I love to shop and get a high buying new clothes or things for the house. There are still so many things I'd like to get for the house, and home-improvement projects that we've talked about doing for awhile. Will that all fall to the wayside? I know priorities shift, but those things are important to me too.

Will there ever be enough money, or will it be a constant struggle? I've seen the dollar amount they attach to the price of raising a child and it freaking scares me! How do people do it? We are fine financially, but I still get grounded from Target from time to time...and Bobby feels that we are never putting enough in savings.
And then there is this... I really want to give my child/children everything. Everything. My husband & I have already begun that battle. And it doesn't look good for my side.

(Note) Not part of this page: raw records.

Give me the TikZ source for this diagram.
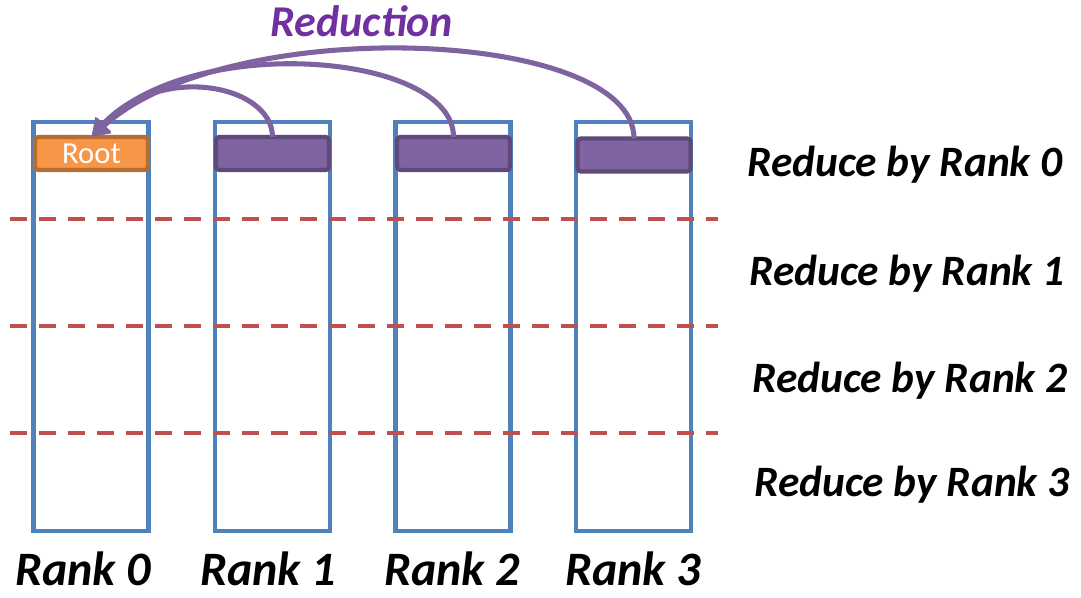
\documentclass[tikz,border=0pt]{standalone}
\usepackage{fontspec}
\setmainfont{Carlito}
\usetikzlibrary{arrows.meta}
\definecolor{colblue}{HTML}{4F81BD}
\definecolor{dashred}{HTML}{C0504D}
\definecolor{rootfill}{HTML}{F79646}
\definecolor{rootedge}{HTML}{B66D31}
\definecolor{purpfill}{HTML}{8064A2}
\definecolor{purpedge}{HTML}{5E4A7A}
\definecolor{arrowpurp}{HTML}{7F63A1}
\definecolor{titlepurp}{HTML}{7030A0}
\tikzset{
  column/.style={draw=colblue, line width=3.2pt, minimum width=86.25pt, minimum height=306.75pt, inner sep=0pt, outer sep=0pt},
  rootbox/.style={draw=rootedge, fill=rootfill, line width=3.2pt, rounded corners=2.5pt, minimum width=84.75pt, minimum height=24.75pt, inner sep=0pt, outer sep=0pt, text=white, font=\fontsize{23}{23}\selectfont},
  databox/.style={draw=purpedge, fill=purpfill, line width=3.2pt, rounded corners=2.5pt, minimum width=84.75pt, minimum height=24.75pt, inner sep=0pt, outer sep=0pt},
  sep/.style={draw=dashred, line width=3pt, dash pattern=on 12.75pt off 9pt},
  redarrow/.style={draw=arrowpurp, line width=3.8pt, -{Triangle[length=13pt,width=15pt]}},
  sidelabel/.style={font=\fontsize{32.5}{32.5}\selectfont\bfseries\itshape, inner sep=0pt},
  ranklabel/.style={font=\fontsize{36}{36}\selectfont\bfseries\itshape, inner sep=0pt, text depth=0pt, anchor=base},
  titlelabel/.style={font=\fontsize{33}{33}\selectfont\bfseries\itshape, text=titlepurp, inner sep=0pt}
}
\begin{document}
\begin{tikzpicture}[x=0.75pt,y=-0.75pt]
\useasboundingbox (0,0) rectangle (1081,598);
% columns
\node[column] (c0) at (91,326.5) {};
\node[column] (c1) at (272.5,326.5) {};
\node[column] (c2) at (453,326.5) {};
\node[column] (c3) at (633.5,326.5) {};
% dashed separators
\coordinate (s1a) at (10,219); \coordinate (s1b) at (718,219);
\coordinate (s2a) at (10,326); \coordinate (s2b) at (718,326);
\coordinate (s3a) at (10,433); \coordinate (s3b) at (718,433);
\draw[sep] (s1a) -- (s1b);
\draw[sep] (s2a) -- (s2b);
\draw[sep] (s3a) -- (s3b);
% boxes
\node[rootbox] (root) at (91.5,153.5) {Root};
\node[databox] (d1) at (272.5,153.5) {};
\node[databox] (d2) at (453.5,153.5) {};
\node[databox] (d3) at (634,155) {};
% arrows
\draw[redarrow] (d1.north) .. controls ++(0,-52) and (160,62) .. (root.north);
\draw[redarrow] (d2.north) .. controls ++(0,-85) and (190,32) .. (root.north);
\draw[redarrow] (d3.north) .. controls ++(0,-110) and (230,12) .. (root.north);
% labels
\node[titlelabel] (title) at (362,21) {Reduction};
\node[sidelabel] (r0) at (905,165) {Reduce by Rank 0};
\node[sidelabel] (r1) at (907,274) {Reduce by Rank 1};
\node[sidelabel] (r2) at (910,381) {Reduce by Rank 2};
\node[sidelabel] (r3) at (912,485) {Reduce by Rank 3};
\node[ranklabel] (k0) at (83,585) {Rank 0};
\node[ranklabel] (k1) at (268,585) {Rank 1};
\node[ranklabel] (k2) at (452,585) {Rank 2};
\node[ranklabel] (k3) at (633,585) {Rank 3};
\end{tikzpicture}
\end{document}
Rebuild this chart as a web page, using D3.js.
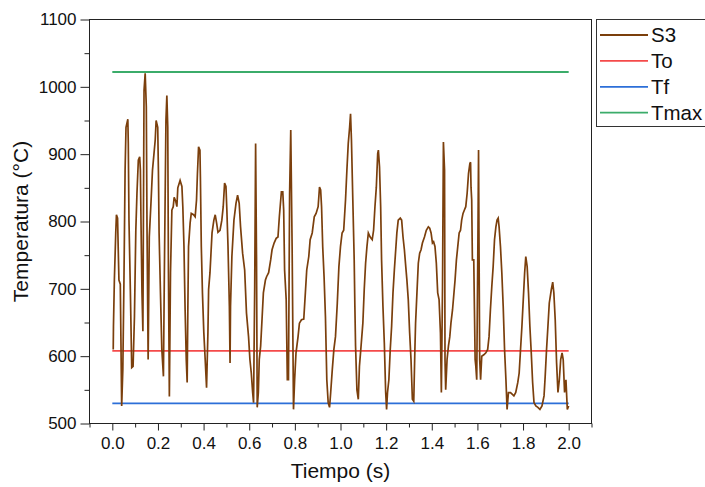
<!DOCTYPE html>
<html><head><meta charset="utf-8">
<script src="https://cdn.jsdelivr.net/npm/d3@7"></script>
<style>
html,body{margin:0;padding:0;background:#fff;}
svg{display:block;font-family:"Liberation Sans",Arial,sans-serif;}
</style></head>
<body><svg id="c" width="705" height="487"></svg>
<script>
// ---- data ----
const time = [0.004,0.005,0.009,0.015,0.018,0.023,0.026,0.029,0.035,0.041,0.046,0.051,0.056,0.060,0.068,0.070,0.073,0.079,0.085,0.091,0.097,0.103,0.108,0.114,0.120,0.123,0.126,0.130,0.134,0.139,0.144,0.149,0.152,0.157,0.162,0.170,0.176,0.188,0.192,0.199,0.202,0.205,0.211,0.217,0.224,0.228,0.235,0.239,0.243,0.246,0.250,0.255,0.261,0.267,0.271,0.278,0.283,0.287,0.297,0.305,0.309,0.314,0.319,0.324,0.328,0.331,0.334,0.341,0.346,0.356,0.363,0.369,0.373,0.378,0.384,0.386,0.390,0.395,0.401,0.407,0.413,0.419,0.422,0.428,0.437,0.445,0.451,0.457,0.463,0.472,0.480,0.486,0.492,0.498,0.502,0.507,0.513,0.516,0.518,0.524,0.533,0.542,0.549,0.556,0.562,0.571,0.580,0.588,0.597,0.603,0.609,0.615,0.619,0.624,0.628,0.632,0.635,0.640,0.644,0.650,0.656,0.662,0.671,0.676,0.685,0.694,0.700,0.709,0.718,0.726,0.732,0.738,0.741,0.747,0.751,0.755,0.762,0.767,0.772,0.777,0.782,0.788,0.794,0.799,0.805,0.814,0.820,0.829,0.839,0.846,0.852,0.861,0.867,0.876,0.885,0.893,0.902,0.908,0.913,0.917,0.922,0.928,0.934,0.940,0.946,0.952,0.957,0.964,0.971,0.978,0.986,0.993,1.000,1.007,1.014,1.022,1.028,1.034,1.040,1.044,1.048,1.054,1.060,1.063,1.066,1.072,1.078,1.083,1.089,1.098,1.104,1.110,1.116,1.122,1.130,1.139,1.145,1.151,1.157,1.163,1.166,1.171,1.176,1.180,1.186,1.192,1.198,1.202,1.206,1.212,1.218,1.224,1.230,1.236,1.242,1.247,1.253,1.262,1.268,1.274,1.280,1.286,1.291,1.297,1.303,1.309,1.315,1.321,1.326,1.329,1.335,1.341,1.347,1.353,1.359,1.368,1.376,1.385,1.391,1.397,1.403,1.408,1.414,1.420,1.426,1.432,1.438,1.442,1.447,1.451,1.456,1.458,1.461,1.467,1.473,1.479,1.484,1.491,1.496,1.502,1.508,1.514,1.520,1.526,1.531,1.537,1.543,1.549,1.555,1.561,1.567,1.570,1.572,1.575,1.578,1.584,1.587,1.590,1.593,1.597,1.602,1.605,1.607,1.610,1.614,1.619,1.628,1.637,1.645,1.651,1.657,1.663,1.669,1.675,1.681,1.686,1.691,1.695,1.701,1.707,1.713,1.719,1.725,1.730,1.736,1.745,1.751,1.760,1.768,1.777,1.783,1.789,1.795,1.801,1.807,1.812,1.818,1.824,1.830,1.836,1.842,1.848,1.856,1.865,1.874,1.883,1.892,1.897,1.903,1.909,1.915,1.924,1.930,1.935,1.941,1.947,1.953,1.959,1.965,1.971,1.976,1.982,1.988,1.994,2.000];
const temp = [610,644,713,783,810,805,758,713,707,526,580,713,876,940,952,916,802,699,583,585,659,787,842,891,896,876,792,694,637,995,1020,970,792,595,777,832,876,921,950,940,876,783,694,610,570,720,950,987,940,724,540,724,817,822,836,830,822,850,861,852,822,763,669,595,561,669,763,798,812,810,807,832,871,911,906,866,763,694,635,595,553,635,699,724,783,802,810,798,784,787,802,822,857,852,817,763,674,590,674,748,802,827,839,827,792,753,728,664,629,595,575,546,531,703,916,743,524,546,595,615,654,694,713,718,724,743,758,768,775,777,807,832,844,844,817,728,684,565,565,842,936,763,521,565,605,629,649,654,655,694,728,748,773,783,807,812,822,851,847,822,763,718,659,565,531,524,546,580,610,629,679,733,763,783,787,832,876,916,940,960,921,832,743,674,615,550,536,585,610,649,699,738,763,783,777,773,787,822,851,901,906,881,822,743,674,620,546,521,546,565,610,644,694,728,758,783,802,805,802,777,758,733,713,684,635,595,536,533,610,649,694,738,753,758,768,777,787,792,790,783,768,770,763,738,694,684,635,546,700,918,876,595,550,595,615,629,649,669,689,713,743,763,783,787,802,812,817,822,842,871,886,888,851,832,743,743,669,595,585,565,763,906,770,595,565,600,602,605,610,629,669,703,733,773,792,802,805,792,763,724,674,610,565,521,546,546,544,541,546,561,575,610,644,684,724,748,733,694,644,605,561,531,526,524,521,526,541,570,610,644,679,699,710,694,654,590,546,565,595,605,595,546,565,521,526];
const refNames = ["To","Tf","Tmax"];
const refValues = [608,530,1022];
const refStart = 0.0, refEnd = 2.0;
const xTicks = [0.0,0.2,0.4,0.6,0.8,1.0,1.2,1.4,1.6,1.8,2.0];
const xMinor = [-0.1,0.1,0.3,0.5,0.7,0.9,1.1,1.3,1.5,1.7,1.9,2.1];
const yTicks = [500,600,700,800,900,1000,1100];
const yMinor = [550,650,750,850,950,1050];
const legendNames = ["S3","To","Tf","Tmax"];

// ---- styles ----
const colS3 = "#7b3f0c";
const refColors = {"To":"#f44a4a","Tf":"#2c6fd8","Tmax":"#3bac6a"};
const legendColors = [colS3, refColors.To, refColors.Tf, refColors.Tmax];

const svg = d3.select("#c");
const L = 89.5, R = 591.5, T = 19.5, B = 423.5;
const x = d3.scaleLinear().domain([-0.1, 2.1]).range([L, R]);
const y = d3.scaleLinear().domain([500, 1100]).range([B, T]);

// reference lines
refNames.forEach((n,i)=>{
  svg.append("line")
    .attr("x1", x(refStart)).attr("x2", x(refEnd))
    .attr("y1", y(refValues[i])).attr("y2", y(refValues[i]))
    .attr("stroke", refColors[n]).attr("stroke-width", 1.8);
});

// S3 series
const pts = time.map((t,i)=>[t,temp[i]]);
svg.append("path")
  .datum(pts)
  .attr("fill","none")
  .attr("stroke", colS3)
  .attr("stroke-width", 1.7)
  .attr("stroke-linejoin","miter")
  .attr("d", d3.line().x(d=>x(d[0])).y(d=>y(d[1])));

// frame
svg.append("rect").attr("x",L).attr("y",T).attr("width",R-L).attr("height",B-T)
  .attr("fill","none").attr("stroke","#222").attr("stroke-width",1);

// axes
const fs = 17;
const gx = svg.append("g").attr("transform",`translate(0,${B})`)
  .call(d3.axisBottom(x).tickValues(xTicks).tickFormat(d3.format(".1f")).tickSize(7).tickSizeOuter(0).tickPadding(6));
gx.select(".domain").remove();
svg.append("g").attr("transform",`translate(0,${B})`)
  .call(d3.axisBottom(x).tickValues(xMinor).tickFormat("").tickSize(4).tickSizeOuter(0))
  .select(".domain").remove();
const gy = svg.append("g").attr("transform",`translate(${L},0)`)
  .call(d3.axisLeft(y).tickValues(yTicks).tickFormat(d3.format("d")).tickSize(9).tickSizeOuter(0).tickPadding(4));
gy.select(".domain").remove();
svg.append("g").attr("transform",`translate(${L},0)`)
  .call(d3.axisLeft(y).tickValues(yMinor).tickFormat("").tickSize(5).tickSizeOuter(0))
  .select(".domain").remove();
svg.selectAll(".tick line").attr("stroke","#222");
svg.selectAll(".tick text").attr("font-size",fs).attr("fill","#111")
  .attr("font-family","Liberation Sans, Arial, sans-serif");

// titles
svg.append("text").attr("x",(L+R)/2).attr("y",478).attr("text-anchor","middle")
  .attr("font-size",21).attr("fill","#111").text("Tiempo (s)");
svg.append("text").attr("transform",`translate(28,${(T+B)/2}) rotate(-90)`)
  .attr("text-anchor","middle").attr("font-size",21).attr("fill","#111").text("Temperatura (°C)");

// legend
const lg = svg.append("g");
lg.append("rect").attr("x",596.5).attr("y",19.5).attr("width",112).attr("height",107)
  .attr("fill","#fff").attr("stroke","#333").attr("stroke-width",1);
legendNames.forEach((n,i)=>{
  const yy = 35 + i*25.9;
  lg.append("line").attr("x1",600).attr("x2",648).attr("y1",yy).attr("y2",yy)
    .attr("stroke",legendColors[i]).attr("stroke-width",1.8);
  lg.append("text").attr("x",651).attr("y",yy+7).attr("font-size",20.5).attr("fill","#111").text(n);
});
</script></body></html>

Will I regret it? Will I always wonder how our lives would have been different if we had not fallen into the trap of thinking we had to pro-create?
Worse than that......Would I regret it even more if we don't have children?

Is it even fair to bring a child into this world? Is it completely selfish not to?

My feelings about this are pretty much on a non-stop roller coaster and they have been for awhile. The highs and lows are not daily or weekly...each turn of my feelings lasts much longer than that. Usually something gets in my head to cause the change in direction.
Obviously I am currently in the questioning phase... It just so happens that I will be spending some time with a friend and her 6 month old this weekend. I wonder if that will change my direction again....or put me deeper in my current phase...

I think if Bobby was super excited and completely sold on the idea of having kids then that would most likely sway my feelings. Problem is, he is not. He has the same worries and questions I do, and he goes through his own phases with this.

Since we are now both in the same phase, maybe we are making the right decision by going to church on Sunday. It might be best to take this to a higher source.